-- BEGIN --

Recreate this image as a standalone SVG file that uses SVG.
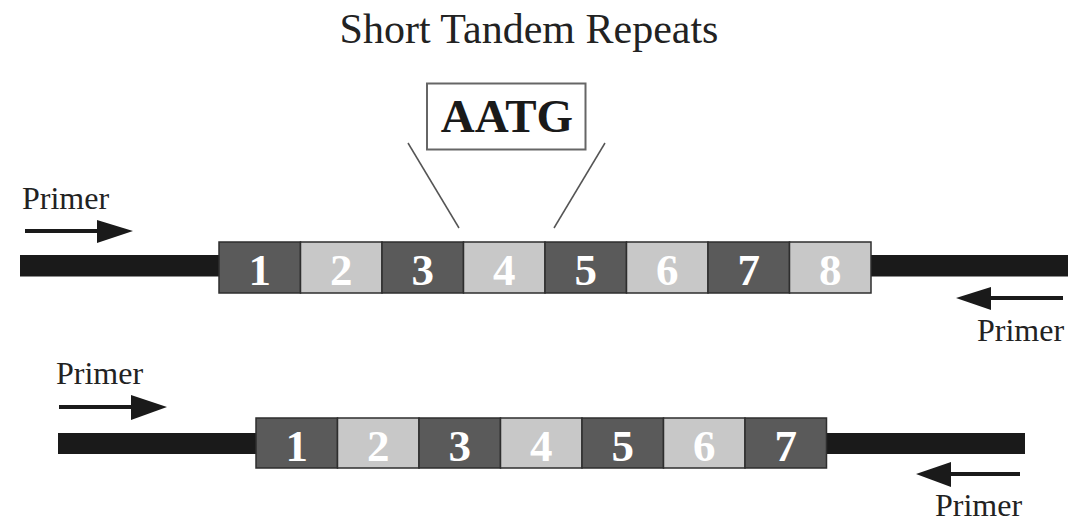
<svg xmlns="http://www.w3.org/2000/svg" width="1068" height="522" viewBox="0 0 1068 522">
<style>
.bar{fill:#1a1a1a}
.dk{fill:#5a5a5a;stroke:#2e2e2e;stroke-width:1.5}
.lt{fill:#c8c8c8;stroke:#2e2e2e;stroke-width:1.5}
.num{font-family:"Liberation Serif",serif;font-weight:bold;font-size:45px;fill:#ffffff;text-anchor:middle}
.lbl{font-family:"Liberation Serif",serif;font-size:32px;fill:#222}
.arr{stroke:#1a1a1a;stroke-width:4;fill:none}
.head{fill:#1a1a1a}
.zoom{stroke:#555;stroke-width:1.5;fill:none}
</style>
<rect width="1068" height="522" fill="#ffffff"/>
<text x="529" y="43" font-family="Liberation Serif, serif" font-size="42" fill="#222" text-anchor="middle">Short Tandem Repeats</text>
<g id="motif">
<rect x="427" y="83.5" width="158.5" height="66" fill="#fff" stroke="#666" stroke-width="2"/>
<text x="507" y="131.5" font-family="Liberation Serif, serif" font-weight="bold" font-size="47" fill="#1a1a1a" text-anchor="middle">AATG</text>
</g>
<g id="connectors">
<line class="zoom" x1="408" y1="143" x2="459" y2="228"/>
<line class="zoom" x1="605" y1="143" x2="554" y2="228"/>
<line class="arr" x1="25" y1="231" x2="100" y2="231"/>
<polygon class="head" points="97,220 133,231 97,243"/>
<line class="arr" x1="1063" y1="298" x2="988" y2="298"/>
<polygon class="head" points="991,287 956,298 991,310"/>
<line class="arr" x1="59" y1="407" x2="134" y2="407"/>
<polygon class="head" points="131,395 167,407 131,420"/>
<line class="arr" x1="1020" y1="474" x2="948" y2="474"/>
<polygon class="head" points="951,462 916,474 951,487"/>
</g>
<g id="strand1">
<rect class="bar" x="20" y="255" width="200" height="21.5"/>
<rect class="bar" x="871" y="255" width="197" height="21.5"/>
<rect class="dk" x="219" y="242" width="81.5" height="51"/>
<rect class="lt" x="300.5" y="242" width="81.5" height="51"/>
<rect class="dk" x="382" y="242" width="81.5" height="51"/>
<rect class="lt" x="463.5" y="242" width="81.5" height="51"/>
<rect class="dk" x="545" y="242" width="81.5" height="51"/>
<rect class="lt" x="626.5" y="242" width="81.5" height="51"/>
<rect class="dk" x="708" y="242" width="81.5" height="51"/>
<rect class="lt" x="789.5" y="242" width="81.5" height="51"/>
<text class="num" x="259.75" y="285">1</text>
<text class="num" x="341.25" y="285">2</text>
<text class="num" x="422.75" y="285">3</text>
<text class="num" x="504.25" y="285">4</text>
<text class="num" x="585.75" y="285">5</text>
<text class="num" x="667.25" y="285">6</text>
<text class="num" x="748.75" y="285">7</text>
<text class="num" x="830.25" y="285">8</text>
</g>
<g id="strand2">
<rect class="bar" x="58" y="433" width="199" height="21"/>
<rect class="bar" x="826" y="433" width="199" height="21"/>
<rect class="dk" x="256" y="418" width="81.5" height="50"/>
<rect class="lt" x="337.5" y="418" width="81.5" height="50"/>
<rect class="dk" x="419" y="418" width="81.5" height="50"/>
<rect class="lt" x="500.5" y="418" width="81.5" height="50"/>
<rect class="dk" x="582" y="418" width="81.5" height="50"/>
<rect class="lt" x="663.5" y="418" width="81.5" height="50"/>
<rect class="dk" x="745" y="418" width="81.5" height="50"/>
<text class="num" x="296.75" y="461">1</text>
<text class="num" x="378.25" y="461">2</text>
<text class="num" x="459.75" y="461">3</text>
<text class="num" x="541.25" y="461">4</text>
<text class="num" x="622.75" y="461">5</text>
<text class="num" x="704.25" y="461">6</text>
<text class="num" x="785.75" y="461">7</text>
</g>
<g id="primers">
<text class="lbl" x="22" y="209">Primer</text>
<text class="lbl" x="977" y="341">Primer</text>
<text class="lbl" x="56" y="384">Primer</text>
<text class="lbl" x="935" y="516">Primer</text>
</g>
</svg>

-- END --

*Goal of the exercise*.
Leave out the pictures and print every line of the data exactly.

*Complete answer*.
Recreate this image as a standalone SVG file that uses SVG.
<svg xmlns="http://www.w3.org/2000/svg" width="1068" height="522" viewBox="0 0 1068 522">
<style>
.bar{fill:#1a1a1a}
.dk{fill:#5a5a5a;stroke:#2e2e2e;stroke-width:1.5}
.lt{fill:#c8c8c8;stroke:#2e2e2e;stroke-width:1.5}
.num{font-family:"Liberation Serif",serif;font-weight:bold;font-size:45px;fill:#ffffff;text-anchor:middle}
.lbl{font-family:"Liberation Serif",serif;font-size:32px;fill:#222}
.arr{stroke:#1a1a1a;stroke-width:4;fill:none}
.head{fill:#1a1a1a}
.zoom{stroke:#555;stroke-width:1.5;fill:none}
</style>
<rect width="1068" height="522" fill="#ffffff"/>
<text x="529" y="43" font-family="Liberation Serif, serif" font-size="42" fill="#222" text-anchor="middle">Short Tandem Repeats</text>
<g id="motif">
<rect x="427" y="83.5" width="158.5" height="66" fill="#fff" stroke="#666" stroke-width="2"/>
<text x="507" y="131.5" font-family="Liberation Serif, serif" font-weight="bold" font-size="47" fill="#1a1a1a" text-anchor="middle">AATG</text>
</g>
<g id="connectors">
<line class="zoom" x1="408" y1="143" x2="459" y2="228"/>
<line class="zoom" x1="605" y1="143" x2="554" y2="228"/>
<line class="arr" x1="25" y1="231" x2="100" y2="231"/>
<polygon class="head" points="97,220 133,231 97,243"/>
<line class="arr" x1="1063" y1="298" x2="988" y2="298"/>
<polygon class="head" points="991,287 956,298 991,310"/>
<line class="arr" x1="59" y1="407" x2="134" y2="407"/>
<polygon class="head" points="131,395 167,407 131,420"/>
<line class="arr" x1="1020" y1="474" x2="948" y2="474"/>
<polygon class="head" points="951,462 916,474 951,487"/>
</g>
<g id="strand1">
<rect class="bar" x="20" y="255" width="200" height="21.5"/>
<rect class="bar" x="871" y="255" width="197" height="21.5"/>
<rect class="dk" x="219" y="242" width="81.5" height="51"/>
<rect class="lt" x="300.5" y="242" width="81.5" height="51"/>
<rect class="dk" x="382" y="242" width="81.5" height="51"/>
<rect class="lt" x="463.5" y="242" width="81.5" height="51"/>
<rect class="dk" x="545" y="242" width="81.5" height="51"/>
<rect class="lt" x="626.5" y="242" width="81.5" height="51"/>
<rect class="dk" x="708" y="242" width="81.5" height="51"/>
<rect class="lt" x="789.5" y="242" width="81.5" height="51"/>
<text class="num" x="259.75" y="285">1</text>
<text class="num" x="341.25" y="285">2</text>
<text class="num" x="422.75" y="285">3</text>
<text class="num" x="504.25" y="285">4</text>
<text class="num" x="585.75" y="285">5</text>
<text class="num" x="667.25" y="285">6</text>
<text class="num" x="748.75" y="285">7</text>
<text class="num" x="830.25" y="285">8</text>
</g>
<g id="strand2">
<rect class="bar" x="58" y="433" width="199" height="21"/>
<rect class="bar" x="826" y="433" width="199" height="21"/>
<rect class="dk" x="256" y="418" width="81.5" height="50"/>
<rect class="lt" x="337.5" y="418" width="81.5" height="50"/>
<rect class="dk" x="419" y="418" width="81.5" height="50"/>
<rect class="lt" x="500.5" y="418" width="81.5" height="50"/>
<rect class="dk" x="582" y="418" width="81.5" height="50"/>
<rect class="lt" x="663.5" y="418" width="81.5" height="50"/>
<rect class="dk" x="745" y="418" width="81.5" height="50"/>
<text class="num" x="296.75" y="461">1</text>
<text class="num" x="378.25" y="461">2</text>
<text class="num" x="459.75" y="461">3</text>
<text class="num" x="541.25" y="461">4</text>
<text class="num" x="622.75" y="461">5</text>
<text class="num" x="704.25" y="461">6</text>
<text class="num" x="785.75" y="461">7</text>
</g>
<g id="primers">
<text class="lbl" x="22" y="209">Primer</text>
<text class="lbl" x="977" y="341">Primer</text>
<text class="lbl" x="56" y="384">Primer</text>
<text class="lbl" x="935" y="516">Primer</text>
</g>
</svg>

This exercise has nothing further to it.